Today, some congregations experience health, growth and vitality. Others, perhaps including yours, are uncertain about the future, in many cases less than one generation away from congregational extinction.

A Synod is only as healthy as the congregations that comprise it. Recent decades have seen a steady decline in congregational membership and in dollars contributed for national and international mission and ministry through Synod headquarters in St. Louis. Institutions, including religious ones, are no longer highly respected and trusted.
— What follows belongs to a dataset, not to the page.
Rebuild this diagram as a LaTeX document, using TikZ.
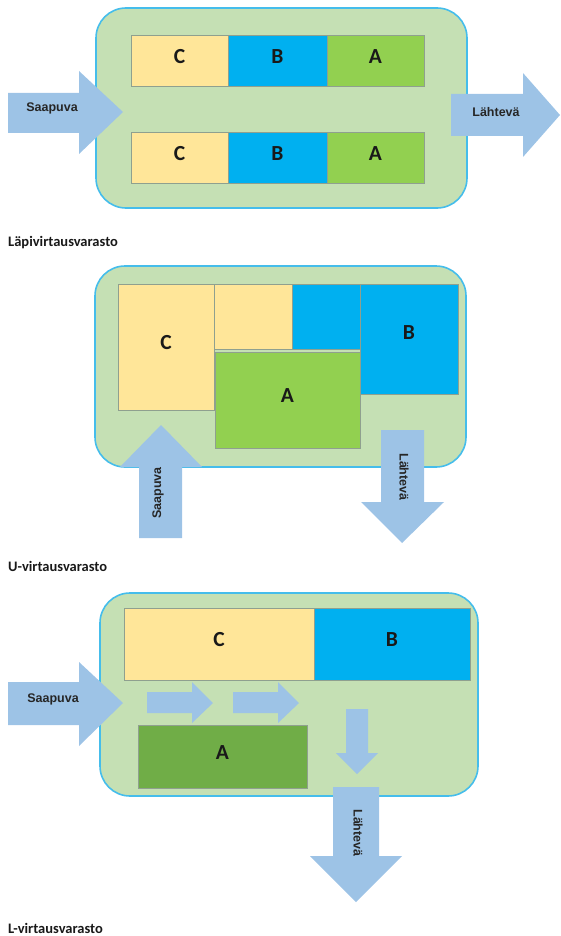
\documentclass[tikz,border=0pt]{standalone}
\usepackage{fontspec}
\setmainfont{Carlito}
\newfontfamily\arrowfont{Liberation Sans}
\begin{document}
\begin{tikzpicture}[x=1pt,y=-1pt,
  panel/.style={fill=panelgreen,draw=panelblue,line width=1.6pt,rounded corners=30pt},
  cell/.style={draw=cellgray,line width=0.9pt},
  blockarrow/.style={fill=arrowblue},
  boxlabel/.style={font=\bfseries\fontsize{21.5}{21.5}\selectfont,text=black!90,inner sep=0pt,yshift=4pt},
  arrowlabel/.style={font=\arrowfont\bfseries\fontsize{12.5}{12.5}\selectfont,text=black!85,inner sep=0pt},
  caption/.style={font=\bfseries\fontsize{14.5}{14.5}\selectfont,anchor=west,inner sep=0pt,text=black!90}]
\definecolor{panelgreen}{HTML}{C5E0B4}
\definecolor{panelblue}{HTML}{45BDEB}
\definecolor{cellgray}{HTML}{8FA08F}
\definecolor{yellowbox}{HTML}{FFE699}
\definecolor{bluebox}{HTML}{00B0F0}
\definecolor{greenbox}{HTML}{92D050}
\definecolor{darkgreenbox}{HTML}{70AD47}
\definecolor{arrowblue}{HTML}{9DC3E6}

\useasboundingbox (0,0) rectangle (560,936);

% ---------- flow-through warehouse ----------
\draw[panel] (96,8) rectangle (467,208);
\foreach \y/\r in {35/t,132/b}{
  \draw[cell,fill=yellowbox] (131,\y) rectangle (228,\y+51) node[midway,boxlabel] (c\r) {C};
  \draw[cell,fill=bluebox]   (228,\y) rectangle (327,\y+51) node[midway,boxlabel] (b\r) {B};
  \draw[cell,fill=greenbox]  (327,\y) rectangle (424,\y+51) node[midway,boxlabel] (a\r) {A};
}
\fill[blockarrow] (8,93) -- (79,93) -- (79,71) -- (123,112) -- (79,154) -- (79,133) -- (8,133) -- cycle;
\node[arrowlabel] (in1) at (52,108) {Saapuva};
\fill[blockarrow] (451,94) -- (523,94) -- (523,73) -- (560,115) -- (523,157) -- (523,136) -- (451,136) -- cycle;
\node[arrowlabel] (out1) at (496,112) {Lähtevä};
\node[caption] (cap1) at (8,243) {Läpivirtausvarasto};

% ---------- U-flow warehouse ----------
\draw[panel] (95,266) rectangle (466,467);
\draw[cell,fill=yellowbox] (118,284) rectangle (214,410) node[midway,boxlabel] (cU) {C};
\draw[cell,fill=yellowbox] (214,284) rectangle (292,349);
\draw[cell,fill=bluebox]   (292,284) rectangle (360,349);
\draw[cell,fill=bluebox]   (360,284) rectangle (458,394) node[midway,boxlabel,yshift=2pt] (bU) {B};
\draw[cell,fill=greenbox]  (215,352) rectangle (360,448) node[midway,boxlabel] (aU) {A};
\fill[blockarrow] (139,538) -- (139,467) -- (120,467) -- (161,425) -- (202,467) -- (182,467) -- (182,538) -- cycle;
\node[arrowlabel,rotate=90] (in2) at (158,493) {Saapuva};
\fill[blockarrow] (381,430) -- (424,430) -- (424,502) -- (444,502) -- (402,543) -- (361,502) -- (381,502) -- cycle;
\node[arrowlabel,rotate=-90] (out2) at (404,477) {Lähtevä};
\node[caption] (cap2) at (8,566) {U-virtausvarasto};

% ---------- L-flow warehouse ----------
\draw[panel] (100,593) rectangle (478,796);
\draw[cell,fill=yellowbox]    (124,608) rectangle (314,680) node[midway,boxlabel] (cL) {C};
\draw[cell,fill=bluebox]      (314,608) rectangle (470,680) node[midway,boxlabel] (bL) {B};
\draw[cell,fill=darkgreenbox] (138,725) rectangle (307,788) node[midway,boxlabel] (aL) {A};
\fill[blockarrow] (8,682) -- (79,682) -- (79,662) -- (123,703) -- (79,746) -- (79,725) -- (8,725) -- cycle;
\node[arrowlabel] (in3) at (53,699) {Saapuva};
\foreach \x in {147,233}{
  \fill[blockarrow] (\x,692) -- (\x+45,692) -- (\x+45,682) -- (\x+66,703) -- (\x+45,723) -- (\x+45,713) -- (\x,713) -- cycle;
}
\fill[blockarrow] (346,709) -- (368,709) -- (368,753) -- (378,753) -- (357,774) -- (336,753) -- (346,753) -- cycle;
\fill[blockarrow] (333,787) -- (379,787) -- (379,856) -- (402,856) -- (356,902) -- (310,856) -- (333,856) -- cycle;
\node[arrowlabel,rotate=-90] (out3) at (358,833) {Lähtevä};
\node[caption] (cap3) at (8,928) {L-virtausvarasto};
\end{tikzpicture}
\end{document}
In this world of complexity and confusion, it is more imperative than ever that the simple, clear, certain hope that is ours in Christ be communicated as widely and broadly, as sincerely and sensitively, as clearly and courageously as possible. We are called to proclaim the great news that “God was in Christ, reconciling the world unto himself, not counting our trespasses against us.”  (2 Cor. 5:19)

We do so Upon this Rock, the statement of faith uttered by Peter, a man whose stalwart commitment to Christ was marred only by his notable failures. We, too, as sinful human beings, are called to repent, to confess and to rejoice in the assurance of forgiveness of sin, life and salvation through Christ our Lord.

May that assurance fill your hearts and direct your thoughts and decisions these days.